Carbondale, IL had a perfect sky, so when the totality hit you could see the orange flares, unlike what was shown for Mazatlan, various places in Texas, etc. You could hear the crowd registered how special that was, even more than the cheering in other places.
Thank you, AP live stream!
I was outside between when it hit Carbondale and then Indy (due south of me), and after that it was back to work.
We were at about 95%. The sky became a dark French gray and I have some fuzzy colander photos like this one:
I think the best part where I was , was a bright red point at the “bottom” of the eclipse, like someone was shining a red laser from the moon’s surface. The corona looked amazing.

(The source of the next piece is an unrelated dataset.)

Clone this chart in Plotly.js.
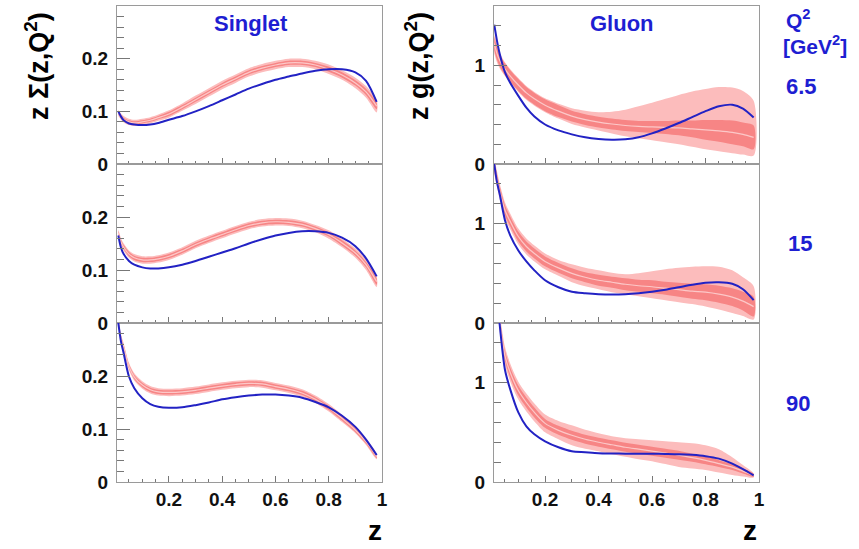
<!DOCTYPE html>
<html><head><meta charset="utf-8">
<script src="https://cdn.plot.ly/plotly-3.0.1.min.js"></script>
<style>html,body{margin:0;padding:0;background:#fff}#c{width:859px;height:549px}</style>
</head><body><div id="c"></div>
<script>
// common z grid
const Z = [0.01,0.02,0.03,0.05,0.07,0.1,0.13,0.16,0.2,0.25,0.3,0.35,0.4,0.45,0.5,0.55,0.6,0.65,0.7,0.75,0.8,0.85,0.9,0.94,0.98];

// Singlet, Q2 = 6.5
const sig65_blue  = [0.100,0.090,0.083,0.077,0.075,0.074,0.075,0.078,0.084,0.091,0.100,0.110,0.121,0.132,0.143,0.152,0.160,0.166,0.172,0.177,0.180,0.180,0.174,0.158,0.118];
const sig65_mid   = [0.097,0.090,0.085,0.080,0.078,0.080,0.083,0.088,0.095,0.108,0.122,0.136,0.150,0.162,0.174,0.182,0.188,0.192,0.192,0.188,0.180,0.169,0.154,0.137,0.110];
const sig65_inner = [0.003,0.003,0.003,0.003,0.003,0.003,0.003,0.003,0.004,0.004,0.004,0.004,0.004,0.004,0.004,0.004,0.004,0.004,0.004,0.004,0.005,0.005,0.005,0.006,0.006];
const sig65_outer = [0.006,0.006,0.006,0.006,0.006,0.006,0.006,0.006,0.007,0.007,0.008,0.008,0.008,0.008,0.008,0.008,0.008,0.008,0.008,0.008,0.009,0.009,0.010,0.011,0.012];

// Singlet, Q2 = 15
const sig15_blue  = [0.165,0.142,0.130,0.117,0.110,0.105,0.103,0.103,0.105,0.110,0.117,0.125,0.133,0.141,0.150,0.158,0.165,0.170,0.173,0.173,0.170,0.161,0.145,0.122,0.088];
const sig15_mid   = [0.170,0.153,0.143,0.130,0.123,0.119,0.119,0.121,0.126,0.136,0.148,0.158,0.167,0.176,0.184,0.189,0.191,0.190,0.186,0.178,0.167,0.151,0.132,0.110,0.078];
const sig15_inner = [0.004,0.004,0.004,0.004,0.004,0.004,0.004,0.004,0.004,0.004,0.004,0.004,0.004,0.004,0.004,0.004,0.004,0.004,0.004,0.004,0.004,0.005,0.005,0.005,0.006];
const sig15_outer = [0.007,0.007,0.007,0.007,0.007,0.007,0.007,0.007,0.007,0.007,0.007,0.007,0.007,0.007,0.007,0.007,0.007,0.007,0.007,0.007,0.008,0.008,0.009,0.010,0.010];

// Singlet, Q2 = 90
const sig90_blue  = [0.300,0.265,0.243,0.199,0.177,0.158,0.147,0.142,0.140,0.141,0.145,0.150,0.156,0.160,0.163,0.165,0.165,0.163,0.159,0.151,0.141,0.125,0.104,0.080,0.051];
const sig90_mid   = [0.300,0.272,0.255,0.218,0.198,0.183,0.174,0.170,0.169,0.170,0.173,0.177,0.181,0.184,0.186,0.185,0.180,0.175,0.168,0.156,0.140,0.120,0.098,0.076,0.048];
const sig90_inner = [0.004,0.004,0.004,0.004,0.004,0.004,0.004,0.004,0.004,0.004,0.004,0.004,0.004,0.004,0.004,0.004,0.004,0.004,0.004,0.004,0.004,0.004,0.004,0.004,0.003];
const sig90_outer = [0.007,0.007,0.007,0.007,0.007,0.007,0.007,0.007,0.007,0.007,0.007,0.007,0.007,0.007,0.007,0.007,0.007,0.007,0.007,0.007,0.007,0.007,0.006,0.006,0.005];

// Gluon, Q2 = 6.5
const glu65_blue    = [1.41,1.25,1.12,0.93,0.82,0.69,0.57,0.48,0.40,0.34,0.30,0.27,0.253,0.246,0.25,0.27,0.31,0.36,0.415,0.475,0.535,0.585,0.60,0.56,0.47];
const glu65_mid     = [1.22,1.12,1.05,0.96,0.89,0.80,0.72,0.66,0.595,0.535,0.485,0.45,0.424,0.405,0.39,0.38,0.375,0.37,0.365,0.355,0.345,0.335,0.32,0.30,0.27];
const glu65_inner   = [0.07,0.065,0.06,0.06,0.06,0.06,0.06,0.06,0.06,0.06,0.055,0.055,0.055,0.055,0.055,0.055,0.06,0.065,0.075,0.085,0.10,0.11,0.12,0.12,0.12];
const glu65_outerHi = [1.32,1.21,1.13,1.03,0.96,0.87,0.79,0.73,0.665,0.61,0.565,0.54,0.525,0.53,0.55,0.585,0.62,0.66,0.70,0.735,0.76,0.78,0.775,0.74,0.64];
const glu65_outerLo = [1.12,1.03,0.97,0.89,0.82,0.73,0.65,0.59,0.525,0.46,0.405,0.37,0.34,0.31,0.28,0.26,0.24,0.22,0.20,0.175,0.15,0.13,0.11,0.095,0.085];

// Gluon, Q2 = 15
const glu15_blue    = [1.60,1.42,1.30,1.035,0.88,0.73,0.62,0.53,0.43,0.36,0.315,0.30,0.29,0.287,0.29,0.30,0.315,0.335,0.36,0.385,0.405,0.41,0.395,0.34,0.23];
const glu15_mid     = [1.58,1.45,1.33,1.135,1.02,0.87,0.77,0.70,0.62,0.555,0.50,0.46,0.43,0.41,0.39,0.375,0.365,0.35,0.335,0.32,0.31,0.29,0.26,0.22,0.165];
const glu15_inner   = [0.05,0.05,0.05,0.05,0.05,0.05,0.05,0.05,0.05,0.05,0.05,0.05,0.055,0.055,0.06,0.06,0.065,0.065,0.07,0.075,0.08,0.085,0.09,0.095,0.10];
const glu15_outerHi = [1.66,1.53,1.41,1.215,1.10,0.95,0.85,0.78,0.70,0.635,0.59,0.555,0.53,0.505,0.49,0.50,0.52,0.54,0.555,0.565,0.57,0.565,0.53,0.46,0.37];
const glu15_outerLo = [1.50,1.37,1.25,1.055,0.94,0.79,0.69,0.62,0.54,0.475,0.41,0.37,0.34,0.31,0.29,0.27,0.25,0.23,0.21,0.19,0.165,0.135,0.10,0.07,0.035];

// Gluon, Q2 = 90
const glu90_blue    = [2.20,1.85,1.59,1.13,0.93,0.70,0.56,0.48,0.41,0.35,0.31,0.30,0.29,0.287,0.285,0.285,0.285,0.283,0.28,0.273,0.26,0.235,0.185,0.13,0.067];
const glu90_mid     = [2.20,1.87,1.62,1.27,1.10,0.92,0.80,0.70,0.59,0.52,0.47,0.43,0.40,0.375,0.35,0.33,0.31,0.29,0.27,0.245,0.218,0.185,0.15,0.11,0.067];
const glu90_inner   = [0.05,0.05,0.05,0.05,0.05,0.05,0.05,0.05,0.045,0.045,0.045,0.045,0.045,0.045,0.045,0.045,0.045,0.045,0.045,0.04,0.04,0.035,0.03,0.025,0.015];
const glu90_outerHi = [2.30,1.96,1.71,1.36,1.19,1.01,0.89,0.79,0.68,0.615,0.57,0.525,0.49,0.46,0.44,0.43,0.42,0.41,0.40,0.39,0.37,0.33,0.25,0.17,0.085];
const glu90_outerLo = [2.10,1.78,1.53,1.18,1.01,0.83,0.71,0.61,0.50,0.43,0.37,0.335,0.31,0.28,0.255,0.23,0.21,0.18,0.15,0.135,0.12,0.095,0.07,0.055,0.045];

// labels
const panelTitles = ["Singlet", "Gluon"];
const q2Labels = ["6.5", "15", "90"];
const sigTickVals = [0, 0.1, 0.2];
const sigTickText = ["0", "0.1", "0.2"];
const gluTickVals = [0, 1];
const gluTickText = ["0", "1"];
const zTickVals = [0.2, 0.4, 0.6, 0.8, 1];
const zTickText = ["0.2", "0.4", "0.6", "0.8", "1"];

// ---------- drawing ----------
const W = 859, H = 549;
const px = x => x / W;
const py = y => 1 - y / H;
const FONT = "Liberation Sans, Arial, Helvetica, sans-serif";
const BLUE_TXT = "#1e1ed2";
const BLUE_LINE = "#2222c4";
const OUTER = "#fcbcbc";
const INNER = "#f78585";
const MIDC = "#fcc8c8";

function polygon(z, lo, hi) {
  return { x: z.concat(z.slice().reverse()), y: hi.concat(lo.slice().reverse()) };
}
const add = (a, b, s) => a.map((v, i) => v + s * b[i]);

const traces = [];
function panel(idx, mid, inner, outerLo, outerHi, blue) {
  const xa = "x" + (idx === 1 ? "" : idx), ya = "y" + (idx === 1 ? "" : idx);
  const po = polygon(Z, outerLo, outerHi);
  traces.push({ x: po.x, y: po.y, xaxis: xa, yaxis: ya, type: "scatter", mode: "lines", fill: "toself",
    fillcolor: OUTER, line: { width: 0, shape: "spline", smoothing: 0.8 }, hoverinfo: "skip" });
  const pi = polygon(Z, add(mid, inner, -1), add(mid, inner, 1));
  traces.push({ x: pi.x, y: pi.y, xaxis: xa, yaxis: ya, type: "scatter", mode: "lines", fill: "toself",
    fillcolor: INNER, line: { width: 0, shape: "spline", smoothing: 0.8 }, hoverinfo: "skip" });
  traces.push({ x: Z, y: mid, xaxis: xa, yaxis: ya, type: "scatter", mode: "lines",
    line: { color: MIDC, width: 1.2, shape: "spline", smoothing: 0.8 } });
  traces.push({ x: Z, y: blue, xaxis: xa, yaxis: ya, type: "scatter", mode: "lines",
    line: { color: BLUE_LINE, width: 2, shape: "spline", smoothing: 0.8 } });
}
panel(1, sig65_mid, sig65_inner, add(sig65_mid, sig65_outer, -1), add(sig65_mid, sig65_outer, 1), sig65_blue);
panel(2, glu65_mid, glu65_inner, glu65_outerLo, glu65_outerHi, glu65_blue);
panel(3, sig15_mid, sig15_inner, add(sig15_mid, sig15_outer, -1), add(sig15_mid, sig15_outer, 1), sig15_blue);
panel(4, glu15_mid, glu15_inner, glu15_outerLo, glu15_outerHi, glu15_blue);
panel(5, sig90_mid, sig90_inner, add(sig90_mid, sig90_outer, -1), add(sig90_mid, sig90_outer, 1), sig90_blue);
panel(6, glu90_mid, glu90_inner, glu90_outerLo, glu90_outerHi, glu90_blue);

const layout = {
  width: W, height: H, showlegend: false,
  margin: { l: 0, r: 0, t: 0, b: 0, pad: 0 },
  paper_bgcolor: "#fff", plot_bgcolor: "#fff",
  font: { family: FONT, color: "#000" },
  annotations: []
};
const rowsY = [[6, 164], [164, 323], [323, 482]];
const colsX = [[117, 382], [494, 759]];
for (let r = 0; r < 3; r++) {
  for (let c = 0; c < 2; c++) {
    const idx = r * 2 + c + 1;
    const suf = idx === 1 ? "" : idx;
    layout["xaxis" + suf] = {
      domain: [px(colsX[c][0]), px(colsX[c][1])],
      range: c === 0 ? [0.005, 1] : [0.009, 1],
      anchor: "y" + suf, showgrid: false, zeroline: false,
      showline: true, mirror: true, linecolor: "#9a9a9a", linewidth: 1,
      ticks: "inside", ticklen: 6, tickcolor: "#777", tickwidth: 1,
      tickmode: "array", tickvals: zTickVals, ticktext: zTickText,
      showticklabels: r === 2,
      tickfont: { size: 19, weight: 700, color: "#111" },
      minor: { ticks: "inside", dtick: 0.05, tick0: 0, ticklen: 3, tickcolor: "#777", showgrid: false },
      fixedrange: true
    };
    layout["yaxis" + suf] = {
      domain: [py(rowsY[r][1]), py(rowsY[r][0])],
      range: c === 0 ? [0, 0.3] : [0, 1.6],
      anchor: "x" + suf, showgrid: false, zeroline: false,
      showline: true, mirror: true, linecolor: "#9a9a9a", linewidth: 1,
      ticks: "inside", ticklen: 13, tickcolor: "#777", tickwidth: 1,
      tickmode: "array",
      tickvals: c === 0 ? sigTickVals : gluTickVals,
      ticktext: c === 0 ? sigTickText : gluTickText,
      tickfont: { size: 19, weight: 700, color: "#111" },
      ticklabelstandoff: 4,
      minor: { ticks: "inside", dtick: c === 0 ? 0.02 : 0.2, tick0: 0, ticklen: 7, tickcolor: "#777", showgrid: false },
      fixedrange: true
    };
  }
}
const ann = layout.annotations;
function text(t, x, y, opts) {
  ann.push(Object.assign({ text: t, x: px(x), y: py(y), xref: "paper", yref: "paper",
    showarrow: false, xanchor: "center", yanchor: "middle",
    font: { family: FONT, size: 22, weight: 700, color: BLUE_TXT } }, opts || {}));
}
text(panelTitles[0], 251, 23);
text(panelTitles[1], 622, 23);
text("Q<sup>2</sup>", 784, 19, { xanchor: "left", font: { family: FONT, size: 21, weight: 700, color: BLUE_TXT } });
text("[GeV<sup>2</sup>]", 781, 45, { xanchor: "left", yanchor: "top", y: py(30), font: { family: FONT, size: 21, weight: 700, color: BLUE_TXT } });
text(q2Labels[0], 784, 87, { xanchor: "left" });
text(q2Labels[1], 800, 243);
text(q2Labels[2], 798, 403);
text("z Σ(z,Q<sup>2</sup>)", 37, 66, { textangle: -90, font: { family: FONT, size: 27, weight: 700, color: "#000" } });
text("z g(z,Q<sup>2</sup>)", 417, 66, { textangle: -90, font: { family: FONT, size: 27, weight: 700, color: "#000" } });
text("z", 375, 548, { yanchor: "bottom", y: py(548), font: { family: FONT, size: 28, weight: 700, color: "#000" } });
text("z", 750, 548, { yanchor: "bottom", y: py(548), font: { family: FONT, size: 28, weight: 700, color: "#000" } });

Plotly.newPlot("c", traces, layout, { staticPlot: true, displayModeBar: false });
</script></body></html>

Yesterday was gorgeous. This morning was nice and sunny, with wispy clouds. By 3pm, there was a solid cloud layer overhead. Leading up to totality, it got real dark very fast - you could see the light fading - and it definitely cooled off. Very dark through totality, and then it got real light very fast.
On the plus side, my eclipse glasses were from T-Mobile, and consisted of a fairly nice pair of plastic sunglasses (UV 400 rating) with a clip-on ISO-rated eclipse shade, so I can at least use the sunglasses in the future.
I noted that too. It appeared orange-ish to me, then it grew to two distinct points before they merged into one then flared bright when the moon passed farther along.
I thought it was the same effect, the sun still showing through low points on the lunar horizon. If it was something different I’d love to learn about it!